Assim, contaminado por estas visões, associamos, inconscientemente, felicidade em ter o carro do ano, uma casa maior que a do vizinho ou uma posição de poder na empresa ou no governo. Associamos ao ser admirado pelo outro, ao receber elogios de pessoas que mal conhecemos, ao passar no vestibular. Então, ao sermos perguntados sobre nós mesmos, não olhamos para nosso interior, mas para o lado. Procuramos, pois, a felicidade não em nossas almas e convicções, mas no externo imposto.
Com os OUTROS definindo o que é mais relevante para nós, não é de se espantar que nos frustremos tão facilmente.

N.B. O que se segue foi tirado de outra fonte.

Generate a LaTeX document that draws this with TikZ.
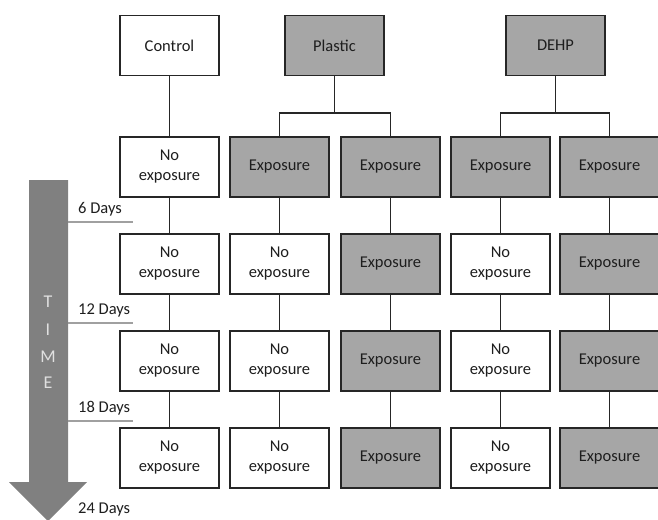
\documentclass[tikz,border=0pt]{standalone}
\usepackage{fontspec}
\setmainfont{Carlito}
\definecolor{boxgray}{HTML}{A6A6A6}
\definecolor{arrowgray}{HTML}{808080}
\definecolor{txt}{HTML}{1E1E1E}
\definecolor{daygray}{HTML}{A0A0A0}
\begin{document}
\begin{tikzpicture}[x=1pt,y=-1pt,
  box/.style={draw=black!85,line width=1.4pt,minimum width=99pt,minimum height=60pt,inner sep=0pt,
    align=center,text=txt,font=\fontsize{16.5}{20}\selectfont},
  wbox/.style={box,fill=white},
  gbox/.style={box,fill=boxgray},
  link/.style={draw=black!85,line width=1.2pt},
  dayline/.style={draw=daygray,line width=1.5pt},
  daylab/.style={anchor=south west,inner sep=0pt,text=txt,font=\fontsize{16.5}{18}\selectfont},
  timelab/.style={text=white!88!black,font=\fontsize{18}{20}\selectfont,inner sep=0pt}]
\useasboundingbox (0,0) rectangle (658,519);
% time arrow
\fill[arrowgray] (29,180) -- (68,180) -- (68,482) -- (87,482) -- (48,521) -- (9,482) -- (29,482) -- cycle;
\node[timelab] (tT) at (48,302) {T};
\node[timelab] (tI) at (48,330) {I};
\node[timelab] (tM) at (48,357) {M};
\node[timelab] (tE) at (48,383) {E};
% day marks
\coordinate (d6a) at (68,222); \coordinate (d6b) at (133,222);
\coordinate (d12a) at (68,323); \coordinate (d12b) at (133,323);
\coordinate (d18a) at (68,421); \coordinate (d18b) at (133,421);
\draw[dayline] (d6a) -- (d6b);
\draw[dayline] (d12a) -- (d12b);
\draw[dayline] (d18a) -- (d18b);
\node[daylab] (l6) at (78,216) {6 Days};
\node[daylab] (l12) at (78,317) {12 Days};
\node[daylab] (l18) at (78,415) {18 Days};
\node[daylab] (l24) at (78,516) {24 Days};
% top row
\node[wbox] (control) at (169.5,45.5) {Control};
\node[gbox] (plastic) at (334.5,45.5) {Plastic};
\node[gbox] (dehp) at (555.5,45.5) {DEHP};
% row 1
\node[wbox] (c1) at (169.5,167) {No\\exposure};
\node[gbox] (pa1) at (279.5,167) {Exposure};
\node[gbox] (pb1) at (390.5,167) {Exposure};
\node[gbox] (da1) at (500.5,167) {Exposure};
\node[gbox] (db1) at (609.5,167) {Exposure};
% row 2
\node[wbox] (c2) at (169.5,264) {No\\exposure};
\node[wbox] (pa2) at (279.5,264) {No\\exposure};
\node[gbox] (pb2) at (390.5,264) {Exposure};
\node[wbox] (da2) at (500.5,264) {No\\exposure};
\node[gbox] (db2) at (609.5,264) {Exposure};
% row 3
\node[wbox] (c3) at (169.5,361) {No\\exposure};
\node[wbox] (pa3) at (279.5,361) {No\\exposure};
\node[gbox] (pb3) at (390.5,361) {Exposure};
\node[wbox] (da3) at (500.5,361) {No\\exposure};
\node[gbox] (db3) at (609.5,361) {Exposure};
% row 4
\node[wbox] (c4) at (169.5,458) {No\\exposure};
\node[wbox] (pa4) at (279.5,458) {No\\exposure};
\node[gbox] (pb4) at (390.5,458) {Exposure};
\node[wbox] (da4) at (500.5,458) {No\\exposure};
\node[gbox] (db4) at (609.5,458) {Exposure};
% connectors
\draw[link] (control) -- (c1);
\coordinate (pj) at (334.5,113);
\coordinate (dj) at (555.5,113);
\draw[link] (plastic) -- (pj);
\draw[link] (pa1.north) |- (pj) -| (pb1.north);
\draw[link] (dehp) -- (dj);
\draw[link] (da1.north) |- (dj) -| (db1.north);
\foreach \c in {c,pa,pb,da,db}{
  \draw[link] (\c1) -- (\c2);
  \draw[link] (\c2) -- (\c3);
  \draw[link] (\c3) -- (\c4);
}
\end{tikzpicture}
\end{document}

Aqui o que se deve fazer, portanto: criar individualidade. Nas palavras do filósofo francês Jean-Paul Sartre, devemos usar nossa liberdade para criar nossa própria essência, definindo, conforme nossas experiências e convicções, o que é a “boa-vida” e o “sucesso”. Por esta visão, um pescador competente em trazer o peixe de cada dia para sua família pode, caso ele tire satisfação disto, ter tanto sucesso quanto um presidente da república. Não é o que os outros acham do que você faz, mas o seu bem-estar ao realizá-lo.
Em paralelo, Buzz Lightyear, após conversar com o Woody na noite anterior ao lançamento do foguete do Sid, percebe que sua felicidade pode repousar em ser, simplesmente, o brinquedo favorito de Andy, além de conviver e prezar pela segurança de seus amigos (não impressiona que o segundo filme seja sobre ele tentando resgatar Woody). Realizou aí a caminhada rumo à individualidade. Não se faz necessário, realiza Buzz, ser o defensor de toda galáxia. Ele, assim como nós humanos, já encerra em si algo extremamente valioso e digno de defesa: um microcosmo tão vasto, diverso e importante quanto o próprio Universo.
O fracassado deixa de sê-lo no momento em que decide por isso. Elevem-se, medíocres de todo o mundo!
Citar o Status Anxiety, como nossa felicidade é definida pela mídia, como nós definimos o que nos faz bem (existencialismo).